Metal loss is the thinning of a steel wall that was designed to be a specific thickness for a specific reason. Casing burst pressure ratings, pipeline operating pressure limits, and vessel MAWP calculations all assume the steel is at its nominal wall thickness. Metal loss reduces that thickness and reduces those ratings in direct proportion — lose 20% of the wall and you lose 20% of the burst pressure rating. The problem is that metal loss is usually invisible from outside and gradual enough to miss until it has accumulated to a dangerous level. That is why the pipeline inspection industry exists: to periodically survey the wall thickness of buried, submerged, and inaccessible steel structures and find the metal loss that operating chemistry and time are continuously producing. The gap between the metal loss that exists today and the metal loss that would cause failure is the operator's safety margin, and knowing the width of that gap — through systematic inspection and remaining life assessment — is the core of integrity management.
Synonyms and Related Terminology
Metal loss is also described in inspection reports as wall thinning, corrosion metal loss, or erosion metal loss depending on the mechanism.
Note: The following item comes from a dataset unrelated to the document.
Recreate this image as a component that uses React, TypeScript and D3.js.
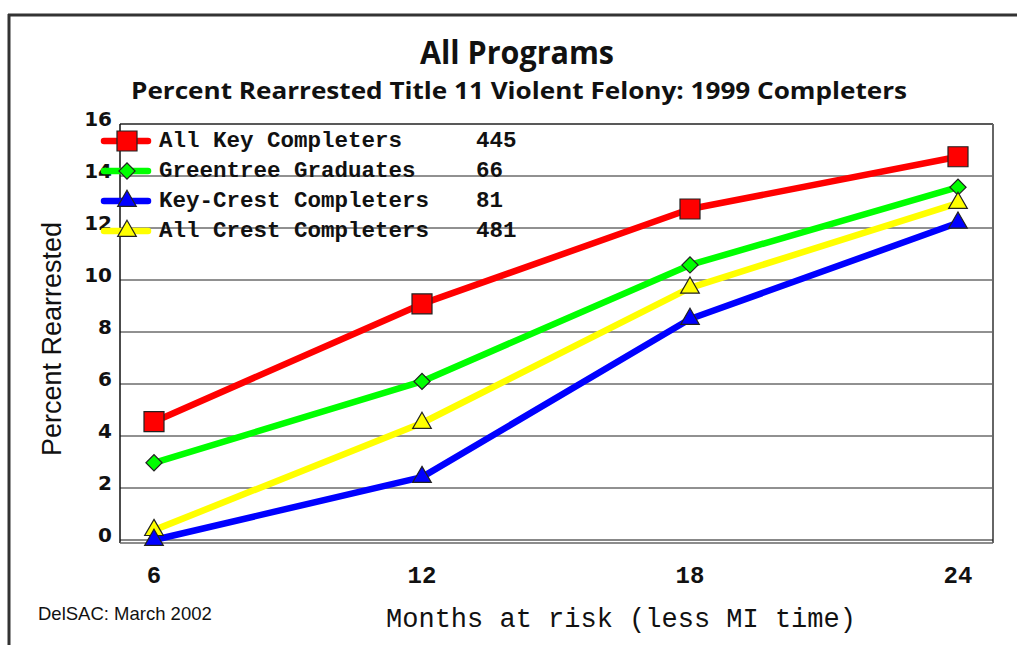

Related terms include magnetic flux leakage (MFL, the primary in-line inspection technology for detecting and sizing metal loss in pipelines and casing, using the leakage of magnetic flux through regions of reduced wall thickness), corrosion (the electrochemical degradation of steel in contact with corrosive fluids or soils that produces metal loss over time, the dominant cause of metal loss in most oil and gas systems), erosion corrosion (the synergistic combination of mechanical erosion and chemical corrosion that produces metal loss rates far exceeding either mechanism alone), cathodic protection (the electrochemical corrosion prevention method that suppresses the anodic dissolution of steel, preventing external metal loss on buried and submerged pipelines), and remaining life assessment (the engineering calculation that uses current metal loss measurement and corrosion rate estimation to project when a defect will reach a critical severity requiring repair or replacement).
Why the Steel Wall Thickness You Started With Is Not the Thickness You Will Always Have
Every carbon steel tubular in a corrosive service environment is in a slow race between its remaining wall thickness and the minimum thickness required to contain the pressure it is rated for. Corrosion does not rest, does not negotiate, and does not make exceptions for budget constraints or production targets. The corrosion inhibition programs, the cathodic protection systems, and the regular inspection regimes that integrity engineers implement are the industry's answer to that inexorable progression — slowing the race, measuring the current standings, and intervening before the remaining margin disappears. When those systems are maintained consistently, metal loss is managed safely throughout the design life of the infrastructure. When they are allowed to lapse — monitoring skipped, inhibitor underdosed, inspection overdue — the metal loss that would have been found and remediated becomes the failure that prompts the accident investigation.